EXERCISE DESCRIPTION:
Only the pictures are omitted; repeat all other data exactly.
## Begin
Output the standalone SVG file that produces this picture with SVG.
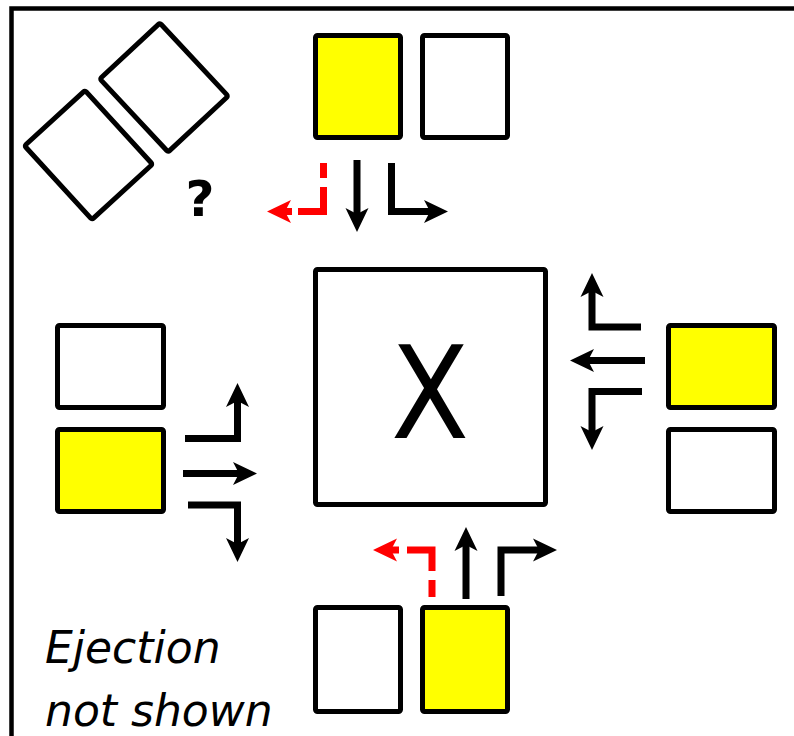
<svg xmlns="http://www.w3.org/2000/svg" width="794" height="736" viewBox="0 0 794 736">
  <style>
    .box { stroke: #000; stroke-width: 5; stroke-linejoin: round; }
    .empty { fill: #fff; }
    .lit { fill: #ffff00; }
    .flow { fill: none; stroke: #000; stroke-width: 7; stroke-linejoin: miter; stroke-linecap: butt; marker-end: url(#head); }
    .flow.red { stroke: #ff0000; marker-end: url(#headRed); }
    .label { font-family: "DejaVu Sans", Verdana, sans-serif; fill: #000; }
  </style>
  <defs>
    <marker id="head" markerUnits="userSpaceOnUse" orient="auto" refX="6" refY="0" markerWidth="30" markerHeight="30" overflow="visible">
      <path d="M0,-11.5 L24,0 L0,11.5 L6,0 Z" fill="#000"/>
    </marker>
    <marker id="headRed" markerUnits="userSpaceOnUse" orient="auto" refX="6" refY="0" markerWidth="30" markerHeight="30" overflow="visible">
      <path d="M0,-11.5 L24,0 L0,11.5 L6,0 Z" fill="#ff0000"/>
    </marker>
  </defs>

  <rect width="794" height="736" fill="#fff"/>

  <!-- outer frame, running off the right and bottom edges -->
  <g id="frame">
    <rect x="11.5" y="8.5" width="820" height="760" fill="none" stroke="#000" stroke-width="4.5"/>
  </g>

  <!-- tilted pair, top left -->
  <g id="tilted-pair">
    <rect class="box empty" transform="translate(88.5,155) rotate(47.5)" x="-50" y="-41" width="100" height="82" rx="2"/>
    <rect class="box empty" transform="translate(164,87.5) rotate(47)" x="-50" y="-41" width="100" height="82" rx="2"/>
    <text class="label" x="200" y="216" font-size="50" font-weight="bold" text-anchor="middle">?</text>
  </g>

  <!-- north approach -->
  <g id="north">
    <rect class="box lit" x="315.5" y="35.5" width="85" height="102" rx="2"/>
    <rect class="box empty" x="422.5" y="35.5" width="85" height="102" rx="2"/>
  </g>

  <!-- west approach -->
  <g id="west">
    <rect class="box empty" x="57.5" y="325.5" width="106" height="82" rx="2"/>
    <rect class="box lit" x="57.5" y="429.5" width="106" height="82" rx="2"/>
  </g>

  <!-- east approach -->
  <g id="east">
    <rect class="box lit" x="668.5" y="325.5" width="106" height="82" rx="2"/>
    <rect class="box empty" x="668.5" y="429.5" width="106" height="82" rx="2"/>
  </g>

  <!-- south approach -->
  <g id="south">
    <rect class="box empty" x="315.5" y="607.5" width="85" height="104" rx="2"/>
    <rect class="box lit" x="422.5" y="607.5" width="85" height="104" rx="2"/>
  </g>

  <!-- central junction -->
  <g id="junction">
    <rect class="box empty" x="315.5" y="269.5" width="230" height="235" rx="2"/>
    <text class="label" transform="translate(430,438) scale(0.89,1)" x="0" y="0" font-size="128" text-anchor="middle">X</text>
  </g>

  <!-- movement arrows -->
  <g id="connectors">
    <!-- from north -->
    <path class="flow" d="M357,160 V214"/>
    <path class="flow" d="M391.5,163 V211.5 H430"/>
    <path class="flow red" stroke-dasharray="15 9 50 6 20" d="M323.5,163 V211.5 H285"/>
    <!-- from west -->
    <path class="flow" d="M185,438.5 H237.5 V401"/>
    <path class="flow" d="M183,473.5 H239"/>
    <path class="flow" d="M188,505 H237.5 V544"/>
    <!-- from east -->
    <path class="flow" d="M641,327 H592 V291"/>
    <path class="flow" d="M645,360.5 H588"/>
    <path class="flow" d="M642,391.5 H592 V432"/>
    <!-- from south -->
    <path class="flow" d="M466,599 V545"/>
    <path class="flow" d="M501,596 V550 H539"/>
    <path class="flow red" stroke-dasharray="17 9 46 8 20" d="M432,597 V550 H391"/>
  </g>

  <!-- note -->
  <g id="note">
    <text class="label" font-size="44" font-style="italic">
      <tspan x="45" y="663">Ejection</tspan>
      <tspan x="45" y="726">not shown</tspan>
    </text>
  </g>
</svg>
## End
RESPONSE BELOW:
Output the standalone SVG file that produces this picture with SVG.
<svg xmlns="http://www.w3.org/2000/svg" width="794" height="736" viewBox="0 0 794 736">
  <style>
    .box { stroke: #000; stroke-width: 5; stroke-linejoin: round; }
    .empty { fill: #fff; }
    .lit { fill: #ffff00; }
    .flow { fill: none; stroke: #000; stroke-width: 7; stroke-linejoin: miter; stroke-linecap: butt; marker-end: url(#head); }
    .flow.red { stroke: #ff0000; marker-end: url(#headRed); }
    .label { font-family: "DejaVu Sans", Verdana, sans-serif; fill: #000; }
  </style>
  <defs>
    <marker id="head" markerUnits="userSpaceOnUse" orient="auto" refX="6" refY="0" markerWidth="30" markerHeight="30" overflow="visible">
      <path d="M0,-11.5 L24,0 L0,11.5 L6,0 Z" fill="#000"/>
    </marker>
    <marker id="headRed" markerUnits="userSpaceOnUse" orient="auto" refX="6" refY="0" markerWidth="30" markerHeight="30" overflow="visible">
      <path d="M0,-11.5 L24,0 L0,11.5 L6,0 Z" fill="#ff0000"/>
    </marker>
  </defs>

  <rect width="794" height="736" fill="#fff"/>

  <!-- outer frame, running off the right and bottom edges -->
  <g id="frame">
    <rect x="11.5" y="8.5" width="820" height="760" fill="none" stroke="#000" stroke-width="4.5"/>
  </g>

  <!-- tilted pair, top left -->
  <g id="tilted-pair">
    <rect class="box empty" transform="translate(88.5,155) rotate(47.5)" x="-50" y="-41" width="100" height="82" rx="2"/>
    <rect class="box empty" transform="translate(164,87.5) rotate(47)" x="-50" y="-41" width="100" height="82" rx="2"/>
    <text class="label" x="200" y="216" font-size="50" font-weight="bold" text-anchor="middle">?</text>
  </g>

  <!-- north approach -->
  <g id="north">
    <rect class="box lit" x="315.5" y="35.5" width="85" height="102" rx="2"/>
    <rect class="box empty" x="422.5" y="35.5" width="85" height="102" rx="2"/>
  </g>

  <!-- west approach -->
  <g id="west">
    <rect class="box empty" x="57.5" y="325.5" width="106" height="82" rx="2"/>
    <rect class="box lit" x="57.5" y="429.5" width="106" height="82" rx="2"/>
  </g>

  <!-- east approach -->
  <g id="east">
    <rect class="box lit" x="668.5" y="325.5" width="106" height="82" rx="2"/>
    <rect class="box empty" x="668.5" y="429.5" width="106" height="82" rx="2"/>
  </g>

  <!-- south approach -->
  <g id="south">
    <rect class="box empty" x="315.5" y="607.5" width="85" height="104" rx="2"/>
    <rect class="box lit" x="422.5" y="607.5" width="85" height="104" rx="2"/>
  </g>

  <!-- central junction -->
  <g id="junction">
    <rect class="box empty" x="315.5" y="269.5" width="230" height="235" rx="2"/>
    <text class="label" transform="translate(430,438) scale(0.89,1)" x="0" y="0" font-size="128" text-anchor="middle">X</text>
  </g>

  <!-- movement arrows -->
  <g id="connectors">
    <!-- from north -->
    <path class="flow" d="M357,160 V214"/>
    <path class="flow" d="M391.5,163 V211.5 H430"/>
    <path class="flow red" stroke-dasharray="15 9 50 6 20" d="M323.5,163 V211.5 H285"/>
    <!-- from west -->
    <path class="flow" d="M185,438.5 H237.5 V401"/>
    <path class="flow" d="M183,473.5 H239"/>
    <path class="flow" d="M188,505 H237.5 V544"/>
    <!-- from east -->
    <path class="flow" d="M641,327 H592 V291"/>
    <path class="flow" d="M645,360.5 H588"/>
    <path class="flow" d="M642,391.5 H592 V432"/>
    <!-- from south -->
    <path class="flow" d="M466,599 V545"/>
    <path class="flow" d="M501,596 V550 H539"/>
    <path class="flow red" stroke-dasharray="17 9 46 8 20" d="M432,597 V550 H391"/>
  </g>

  <!-- note -->
  <g id="note">
    <text class="label" font-size="44" font-style="italic">
      <tspan x="45" y="663">Ejection</tspan>
      <tspan x="45" y="726">not shown</tspan>
    </text>
  </g>
</svg>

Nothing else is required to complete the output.